If you have a phone and a computer (or in some cases, just an internet-connected device), you can do everything you would’ve done in the office at home. We have all established this for 2+ years now. For those who are RTO (whether because they want to or they are forced to until they can find something else), the costs are crazy:
“Employers’ plans to return to the office, already strained by concerns about the spread of the coronavirus and the demands of an emboldened work force, are now colliding with the pressures of inflation. The cost of a daily routine — travel, coffee, food — is far pricier than it was when offices shut down two years ago. Consumer prices were 8.5 percent higher last month than they were a year earlier, the fastest 12-month inflation rate since 1981. While office occupancy has crept up to its highest level since March 2020, above 40 percent, some workers have experienced R.T.O. sticker shock.” –https://www.nytimes.com/2022/04/20/business/return-to-office-inflation-covid.html
There’s what I would label a somewhat dystopian story at the beginning of that NY Times piece:
“As the security software company KnowBe4 weighed whether to require a return to the office, executives knew to anticipate a certain set of concerns from employees. Less flexibility. More time in transit.

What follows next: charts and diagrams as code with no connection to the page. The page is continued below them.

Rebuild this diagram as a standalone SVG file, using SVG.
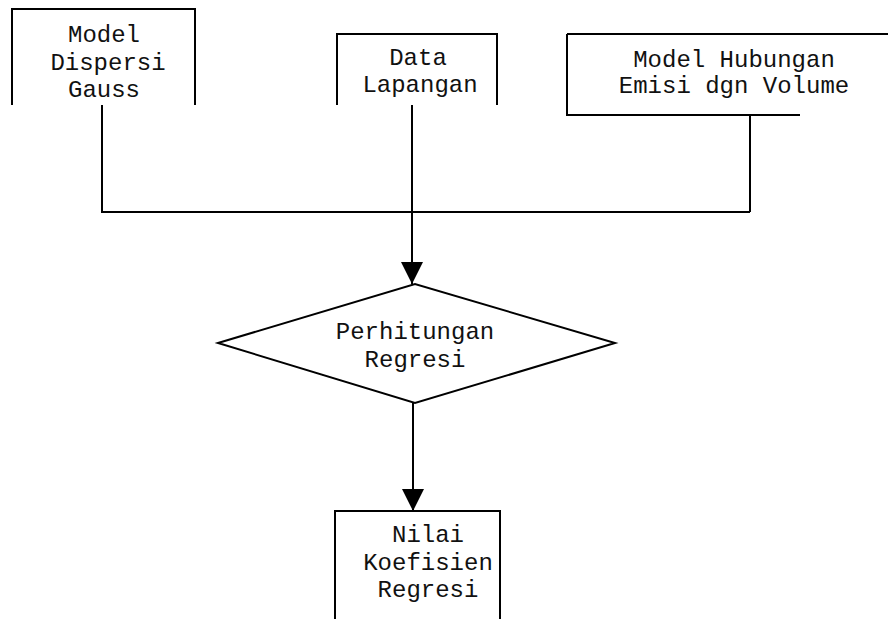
<svg xmlns="http://www.w3.org/2000/svg" width="888" height="619" viewBox="0 0 888 619">
<defs>
<style>
.s{fill:none;stroke:#000;stroke-width:2}
.t{font-family:"Courier New","Liberation Mono",monospace;font-size:24px;fill:#111;text-anchor:middle}
</style>
<marker id="ah" markerWidth="22" markerHeight="22" refX="22" refY="11" orient="auto" markerUnits="userSpaceOnUse" viewBox="0 0 22 22">
<path d="M0,0 L22,11 L0,22 z" fill="#000"/>
</marker>
</defs>
<rect width="888" height="619" fill="#fff"/>
<g id="n1">
<path class="s" d="M12,105 V9 H195 V105"/>
<text class="t" x="104" y="42">Model</text>
<text class="t" x="108" y="70">Dispersi</text>
<text class="t" x="104" y="97">Gauss</text>
</g>
<g id="n2">
<path class="s" d="M337,105 V34 H497 V105"/>
<text class="t" x="418" y="65">Data</text>
<text class="t" x="420" y="92">Lapangan</text>
</g>
<g id="n3">
<path class="s" d="M567,34 H888 M567,34 V115 H800"/>
<text class="t" x="734" y="67">Model Hubungan</text>
<text class="t" x="734" y="93">Emisi dgn Volume</text>
</g>
<g id="n4">
<path class="s" d="M218,343 L415,284 L615,343 L415,403 Z"/>
<text class="t" x="415" y="339">Perhitungan</text>
<text class="t" x="415" y="367">Regresi</text>
</g>
<g id="n5">
<path class="s" d="M335,619 V511 H500 V619"/>
<text class="t" x="428" y="542">Nilai</text>
<text class="t" x="428" y="570">Koefisien</text>
<text class="t" x="428" y="597">Regresi</text>
</g>
<g id="connectors">
<path class="s" d="M102,105 V212 H750 M750,115 V212"/>
<path class="s" d="M412,105 V284" marker-end="url(#ah)"/>
<path class="s" d="M413,403 V511" marker-end="url(#ah)"/>
</g>
</svg>
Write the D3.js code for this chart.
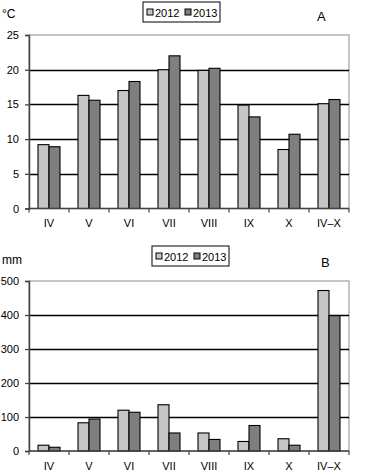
<!DOCTYPE html>
<html><head><meta charset="utf-8">
<script src="https://cdn.jsdelivr.net/npm/d3@7"></script>
<style>
body{margin:0;background:#fff;}
text{font-family:"Liberation Sans",Arial,sans-serif;fill:#000;}
</style></head>
<body>
<svg id="c" width="366" height="475"></svg>
<script>
const categories = ["IV","V","VI","VII","VIII","IX","X","IV–X"];
const seriesNames = ["2012","2013"];
const temp2012 = [9.2,16.3,17.0,20.0,19.9,14.9,8.5,15.1];
const temp2013 = [8.9,15.6,18.3,22.0,20.2,13.2,10.7,15.7];
const precip2012 = [17,83,120,136,53,28,36,472];
const precip2013 = [11,94,114,53,34,75,17,398];
const tempTicks = [0,5,10,15,20,25];
const precipTicks = [0,100,200,300,400,500];
const colors = ["#c6c6c6","#7f7f7f"];

const svg = d3.select("#c");

function panel(cfg){
  const {left,right,top,bottom,values,ticks,max,unit,letter,legendX,legendY,letterX,labelDy} = cfg;
  const g = svg.append("g");
  const x = d3.scaleBand().domain(categories).range([left,right]).paddingInner(0.45).paddingOuter(0.225);
  const xs = d3.scaleBand().domain(seriesNames).range([0,x.bandwidth()]);
  const y = d3.scaleLinear().domain([0,max]).range([bottom,top]);
  g.append("rect").attr("x",left).attr("y",top).attr("width",right-left).attr("height",bottom-top)
    .attr("fill","#fff").attr("stroke","#a0a0a0").attr("stroke-width",1.2);
  g.selectAll("line.grid").data(ticks.filter(t=>t>0&&t<max)).enter().append("line")
    .attr("x1",left).attr("x2",right).attr("y1",d=>Math.round(y(d))+0.5).attr("y2",d=>Math.round(y(d))+0.5)
    .attr("stroke","#000").attr("stroke-width",1.3);
  categories.forEach((c,i)=>{
    seriesNames.forEach((s,j)=>{
      const v = values[j][i];
      g.append("rect").attr("x",x(c)+xs(s)).attr("y",y(v)).attr("width",xs.bandwidth()).attr("height",y(0)-y(v))
        .attr("fill",colors[j]).attr("stroke","#000").attr("stroke-width",1.1);
    });
  });
  const ya = g.append("g").attr("transform",`translate(${left},0)`)
    .call(d3.axisLeft(y).tickValues(ticks).tickSize(4).tickPadding(6));
  ya.select(".domain").attr("stroke","#444").attr("stroke-width",1.5);
  ya.selectAll(".tick line").attr("stroke","#444").attr("stroke-width",1.3);
  ya.selectAll("text").attr("font-size","11px").attr("font-family","Liberation Sans, Arial, sans-serif");
  g.append("line").attr("x1",left).attr("x2",right).attr("y1",bottom).attr("y2",bottom).attr("stroke","#444").attr("stroke-width",1.5);
  const bounds = d3.range(categories.length+1).map(i=>left+i*x.step());
  g.selectAll("line.xt").data(bounds).enter().append("line")
    .attr("x1",d=>d).attr("x2",d=>d).attr("y1",bottom).attr("y2",bottom+4).attr("stroke","#444").attr("stroke-width",1.2);
  g.selectAll("text.xl").data(categories).enter().append("text")
    .attr("x",d=>x(d)+x.bandwidth()/2).attr("y",bottom+labelDy).attr("text-anchor","middle")
    .attr("font-size","11px").text(d=>d);
  g.append("text").attr("x",2).attr("y",top-17).attr("font-size","12px").text(unit);
  g.append("text").attr("x",letterX).attr("y",top-14).attr("font-size","13px").text(letter);
  const lg = g.append("g").attr("transform",`translate(${legendX},${legendY})`);
  lg.append("rect").attr("x",0).attr("y",0).attr("width",77).attr("height",20).attr("fill","#fff").attr("stroke","#000").attr("stroke-width",1);
  seriesNames.forEach((s,j)=>{
    const ox = 4 + j*38;
    lg.append("rect").attr("x",ox).attr("y",7).attr("width",6).attr("height",6).attr("fill",colors[j]).attr("stroke","#000").attr("stroke-width",1);
    lg.append("text").attr("x",ox+8).attr("y",14.5).attr("font-size","11px").text(s);
  });
}

panel({left:29,right:349,top:35,bottom:208.5,values:[temp2012,temp2013],ticks:tempTicks,max:25,unit:"°C",letter:"A",legendX:143,legendY:2,letterX:317,labelDy:18});
panel({left:29,right:349,top:281,bottom:451,values:[precip2012,precip2013],ticks:precipTicks,max:500,unit:"mm",letter:"B",legendX:152,legendY:246,letterX:321,labelDy:19});
</script>
</body></html>
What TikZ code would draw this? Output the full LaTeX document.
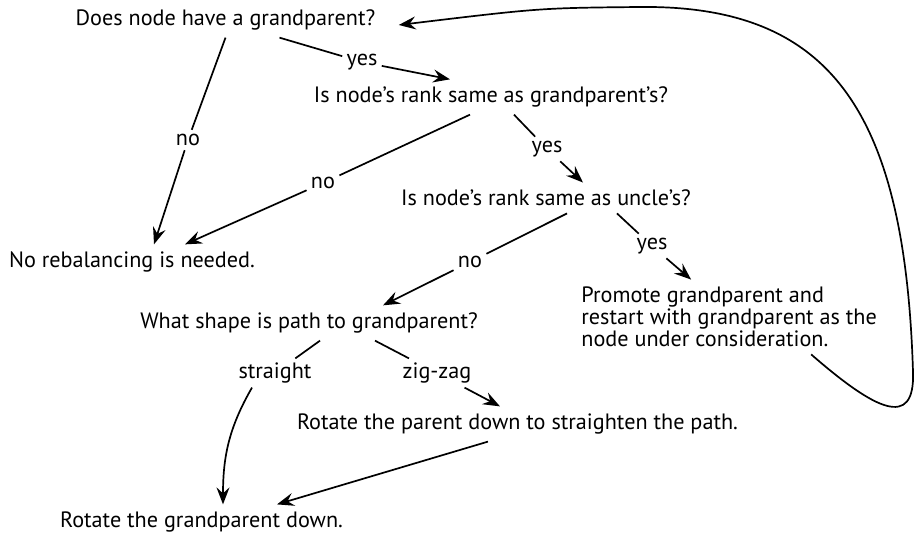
\documentclass[tikz,border=0pt]{standalone}
\usepackage{fontspec}
\setmainfont{PT Sans}
\usepackage{tikz}
\usetikzlibrary{positioning,arrows.meta,calc}

\begin{document}
\begin{tikzpicture}[
  x=0.5pt, y=-0.5pt, >={Stealth[length=8.5pt,width=6.5pt,inset=3pt]},
  every node/.style={font=\fontsize{11.1}{11}\selectfont},
  question/.style={inner sep=3.5pt, align=left},
  answer/.style={inner sep=2pt},
  link/.style={line width=0.85pt},
  flow/.style={->, line width=0.85pt},
]
  \useasboundingbox (0,0) rectangle (915,533);

  \node[question] (grand-check) at (225.5,20) {Does node have a grandparent?};
  \node[question] (rank-grand) at (491,97) {Is node’s rank same as grandparent’s?};
  \node[question] (rank-uncle) at (546,198) {Is node’s rank same as uncle’s?};
  \node[question] (no-rebal) at (132,262) {No rebalancing is needed.};
  \node[question, anchor=west] (promote) at (574,317) {Promote grandparent and\\restart with grandparent as the\\node under consideration.};
  \node[question] (path-shape) at (309,323) {What shape is path to grandparent?};
  \node[question] (rot-parent) at (517.5,424) {Rotate the parent down to straighten the path.};
  \node[question] (rot-grand) at (201.5,522) {Rotate the grandparent down.};

  \node[answer] (grand-no) at (188,140) {no};
  \node[answer] (grand-yes) at (362,62) {yes};
  \node[answer] (rank-no) at (323,183) {no};
  \node[answer] (rank-yes) at (547,149) {yes};
  \node[answer] (uncle-no) at (470,262) {no};
  \node[answer] (uncle-yes) at (652,246) {yes};
  \node[answer] (shape-straight) at (275,373) {straight};
  \node[answer] (shape-zigzag) at (437,373) {zig-zag};

  \draw[link] (grand-check.south) -- (grand-no);
  \draw[flow] (grand-no) -- ([xshift=11pt]no-rebal.north);
  \draw[link] ([xshift=27pt]grand-check.south) -- (grand-yes);
  \draw[flow] (grand-yes) -- ([xshift=-20.5pt]rank-grand.north);

  \draw[link] ([xshift=-10.5pt]rank-grand.south) -- (rank-no);
  \draw[flow] (rank-no) -- ([xshift=26.5pt]no-rebal.north);
  \draw[link] ([xshift=11.5pt]rank-grand.south) -- (rank-yes);
  \draw[flow] (rank-yes) -- ([xshift=18.5pt]rank-uncle.north);

  \draw[link] ([xshift=10.5pt]rank-uncle.south) -- (uncle-no);
  \draw[flow] (uncle-no) -- ([xshift=37pt]path-shape.north);
  \draw[link] ([xshift=35.5pt]rank-uncle.south) -- (uncle-yes);
  \draw[flow] (uncle-yes) -- ([xshift=-19pt]promote.north);

  \draw[link] ([xshift=5.5pt]path-shape.south) -- (shape-straight);
  \draw[flow] ([xshift=-11.5pt]shape-straight.south) to[out=-120, in=90] ([xshift=10.75pt]rot-grand.north);
  \draw[link] ([xshift=33pt]path-shape.south) -- (shape-zigzag);
  \draw[flow] (shape-zigzag) -- ([xshift=-8.75pt]rot-parent.north);
  \draw[flow] ([xshift=-14.75pt]rot-parent.south) -- ([xshift=37.75pt]rot-grand.north);

  % back to the top
  \coordinate (loop-turn) at (913,372);
  \coordinate (loop-top) at (640,7);
  \draw[flow] ([xshift=41pt]promote.south) .. controls (875,410) and (915,430) .. (loop-turn)
    .. controls (905,110) and (830,5) .. (loop-top)
    .. controls (540,8) .. ([xshift=8pt,yshift=-2.5pt]grand-check.east);
\end{tikzpicture}
\end{document}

Then, in recent months, came a new set of worries about R.T.O.: the rising cost of gas and food, especially near the firm’s headquarters in Clearwater, Fla., one of the areas of the United States hit hardest by inflation.
Workers advised one another on their internal messaging system where to find cheap gas ($3.25!). The company tried to ease the transition by offering free snacks (pickles, Nutella!). But some employees, partly put off by R.T.O. expenses, including dog sitters and child care, told their managers that they preferred to keep working from home. In January, KnowBe4 informed its roughly 1,500 employees that most could stay remote indefinitely.”
I mean… wow.
Messaging about how to find cheaper gas. Offering pickles and Nutella as though that is any kind of real lunch. Good grief.
So when it comes to perks – whether a concert with an A-list singer or a jar of pickles in the break room – most people would rather stay home. AND WHAT SANE PERSON CAN BLAME THEM?